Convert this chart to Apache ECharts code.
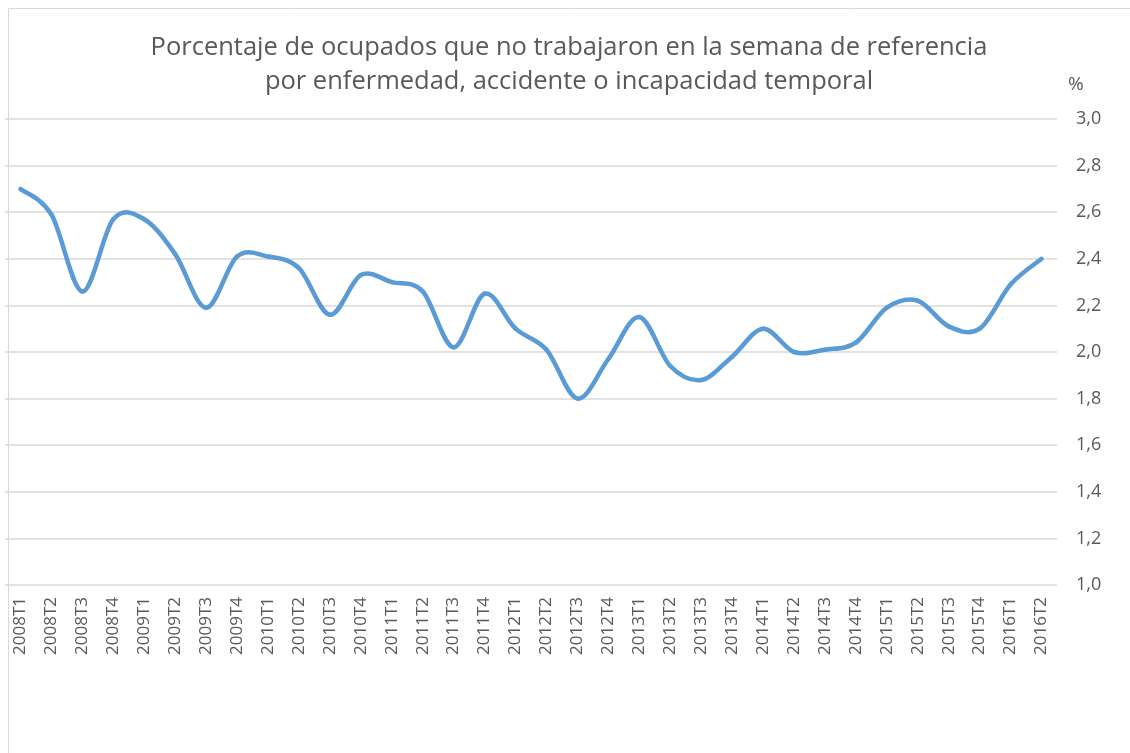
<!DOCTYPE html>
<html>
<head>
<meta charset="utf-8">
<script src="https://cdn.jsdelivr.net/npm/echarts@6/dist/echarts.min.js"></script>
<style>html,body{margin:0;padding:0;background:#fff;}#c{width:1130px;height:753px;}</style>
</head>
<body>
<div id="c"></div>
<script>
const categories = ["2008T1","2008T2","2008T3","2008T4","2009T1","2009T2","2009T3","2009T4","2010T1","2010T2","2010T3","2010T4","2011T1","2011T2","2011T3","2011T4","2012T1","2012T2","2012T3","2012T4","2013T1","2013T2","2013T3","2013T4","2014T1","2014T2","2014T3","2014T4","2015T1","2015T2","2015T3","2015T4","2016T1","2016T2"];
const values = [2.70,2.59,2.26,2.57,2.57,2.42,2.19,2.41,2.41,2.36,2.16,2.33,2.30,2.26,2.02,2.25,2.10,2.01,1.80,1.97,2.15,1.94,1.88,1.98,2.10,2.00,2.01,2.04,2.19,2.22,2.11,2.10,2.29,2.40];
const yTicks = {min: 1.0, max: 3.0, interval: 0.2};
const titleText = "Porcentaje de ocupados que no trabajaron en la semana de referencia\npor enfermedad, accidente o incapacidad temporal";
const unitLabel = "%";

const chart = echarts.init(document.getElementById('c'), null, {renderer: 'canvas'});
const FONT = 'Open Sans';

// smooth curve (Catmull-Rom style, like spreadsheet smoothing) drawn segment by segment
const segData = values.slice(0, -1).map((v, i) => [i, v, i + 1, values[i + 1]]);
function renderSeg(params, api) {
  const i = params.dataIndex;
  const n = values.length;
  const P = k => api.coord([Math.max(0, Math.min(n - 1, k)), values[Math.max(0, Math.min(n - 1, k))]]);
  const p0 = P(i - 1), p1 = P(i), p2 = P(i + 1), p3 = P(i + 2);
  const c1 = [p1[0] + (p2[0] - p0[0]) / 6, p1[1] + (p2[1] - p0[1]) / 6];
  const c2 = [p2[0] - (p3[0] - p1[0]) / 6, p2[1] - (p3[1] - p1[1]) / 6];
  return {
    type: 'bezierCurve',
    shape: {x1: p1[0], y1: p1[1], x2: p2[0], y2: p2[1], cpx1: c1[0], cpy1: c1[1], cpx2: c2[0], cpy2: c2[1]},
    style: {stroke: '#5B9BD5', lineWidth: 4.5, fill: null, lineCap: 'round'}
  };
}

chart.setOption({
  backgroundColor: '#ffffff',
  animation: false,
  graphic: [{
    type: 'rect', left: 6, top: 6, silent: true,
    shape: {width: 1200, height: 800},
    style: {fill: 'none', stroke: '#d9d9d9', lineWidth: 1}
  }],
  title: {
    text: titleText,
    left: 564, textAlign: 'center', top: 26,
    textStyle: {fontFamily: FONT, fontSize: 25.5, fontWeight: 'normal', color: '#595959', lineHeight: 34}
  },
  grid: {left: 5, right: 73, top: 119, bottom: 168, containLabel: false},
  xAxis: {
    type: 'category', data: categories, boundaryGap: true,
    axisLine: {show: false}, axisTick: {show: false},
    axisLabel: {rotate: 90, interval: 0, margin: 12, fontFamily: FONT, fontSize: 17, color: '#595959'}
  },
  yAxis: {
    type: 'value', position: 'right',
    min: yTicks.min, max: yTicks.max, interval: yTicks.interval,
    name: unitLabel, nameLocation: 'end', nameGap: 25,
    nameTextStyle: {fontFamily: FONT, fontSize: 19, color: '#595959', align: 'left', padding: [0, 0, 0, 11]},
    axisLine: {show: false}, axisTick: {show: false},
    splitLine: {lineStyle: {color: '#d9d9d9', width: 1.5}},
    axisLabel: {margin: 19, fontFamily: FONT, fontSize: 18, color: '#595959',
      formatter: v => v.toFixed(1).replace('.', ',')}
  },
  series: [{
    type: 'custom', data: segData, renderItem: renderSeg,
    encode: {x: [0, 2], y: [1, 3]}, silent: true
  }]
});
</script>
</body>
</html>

++++++++++

- [WHAT YOU HAVE TO DO] Repeat the material above in full and unchanged, minus its images.

- [RESPONSE TO THIS TASK]
Convert this chart to Apache ECharts code.
<!DOCTYPE html>
<html>
<head>
<meta charset="utf-8">
<script src="https://cdn.jsdelivr.net/npm/echarts@6/dist/echarts.min.js"></script>
<style>html,body{margin:0;padding:0;background:#fff;}#c{width:1130px;height:753px;}</style>
</head>
<body>
<div id="c"></div>
<script>
const categories = ["2008T1","2008T2","2008T3","2008T4","2009T1","2009T2","2009T3","2009T4","2010T1","2010T2","2010T3","2010T4","2011T1","2011T2","2011T3","2011T4","2012T1","2012T2","2012T3","2012T4","2013T1","2013T2","2013T3","2013T4","2014T1","2014T2","2014T3","2014T4","2015T1","2015T2","2015T3","2015T4","2016T1","2016T2"];
const values = [2.70,2.59,2.26,2.57,2.57,2.42,2.19,2.41,2.41,2.36,2.16,2.33,2.30,2.26,2.02,2.25,2.10,2.01,1.80,1.97,2.15,1.94,1.88,1.98,2.10,2.00,2.01,2.04,2.19,2.22,2.11,2.10,2.29,2.40];
const yTicks = {min: 1.0, max: 3.0, interval: 0.2};
const titleText = "Porcentaje de ocupados que no trabajaron en la semana de referencia\npor enfermedad, accidente o incapacidad temporal";
const unitLabel = "%";

const chart = echarts.init(document.getElementById('c'), null, {renderer: 'canvas'});
const FONT = 'Open Sans';

// smooth curve (Catmull-Rom style, like spreadsheet smoothing) drawn segment by segment
const segData = values.slice(0, -1).map((v, i) => [i, v, i + 1, values[i + 1]]);
function renderSeg(params, api) {
  const i = params.dataIndex;
  const n = values.length;
  const P = k => api.coord([Math.max(0, Math.min(n - 1, k)), values[Math.max(0, Math.min(n - 1, k))]]);
  const p0 = P(i - 1), p1 = P(i), p2 = P(i + 1), p3 = P(i + 2);
  const c1 = [p1[0] + (p2[0] - p0[0]) / 6, p1[1] + (p2[1] - p0[1]) / 6];
  const c2 = [p2[0] - (p3[0] - p1[0]) / 6, p2[1] - (p3[1] - p1[1]) / 6];
  return {
    type: 'bezierCurve',
    shape: {x1: p1[0], y1: p1[1], x2: p2[0], y2: p2[1], cpx1: c1[0], cpy1: c1[1], cpx2: c2[0], cpy2: c2[1]},
    style: {stroke: '#5B9BD5', lineWidth: 4.5, fill: null, lineCap: 'round'}
  };
}

chart.setOption({
  backgroundColor: '#ffffff',
  animation: false,
  graphic: [{
    type: 'rect', left: 6, top: 6, silent: true,
    shape: {width: 1200, height: 800},
    style: {fill: 'none', stroke: '#d9d9d9', lineWidth: 1}
  }],
  title: {
    text: titleText,
    left: 564, textAlign: 'center', top: 26,
    textStyle: {fontFamily: FONT, fontSize: 25.5, fontWeight: 'normal', color: '#595959', lineHeight: 34}
  },
  grid: {left: 5, right: 73, top: 119, bottom: 168, containLabel: false},
  xAxis: {
    type: 'category', data: categories, boundaryGap: true,
    axisLine: {show: false}, axisTick: {show: false},
    axisLabel: {rotate: 90, interval: 0, margin: 12, fontFamily: FONT, fontSize: 17, color: '#595959'}
  },
  yAxis: {
    type: 'value', position: 'right',
    min: yTicks.min, max: yTicks.max, interval: yTicks.interval,
    name: unitLabel, nameLocation: 'end', nameGap: 25,
    nameTextStyle: {fontFamily: FONT, fontSize: 19, color: '#595959', align: 'left', padding: [0, 0, 0, 11]},
    axisLine: {show: false}, axisTick: {show: false},
    splitLine: {lineStyle: {color: '#d9d9d9', width: 1.5}},
    axisLabel: {margin: 19, fontFamily: FONT, fontSize: 18, color: '#595959',
      formatter: v => v.toFixed(1).replace('.', ',')}
  },
  series: [{
    type: 'custom', data: segData, renderItem: renderSeg,
    encode: {x: [0, 2], y: [1, 3]}, silent: true
  }]
});
</script>
</body>
</html>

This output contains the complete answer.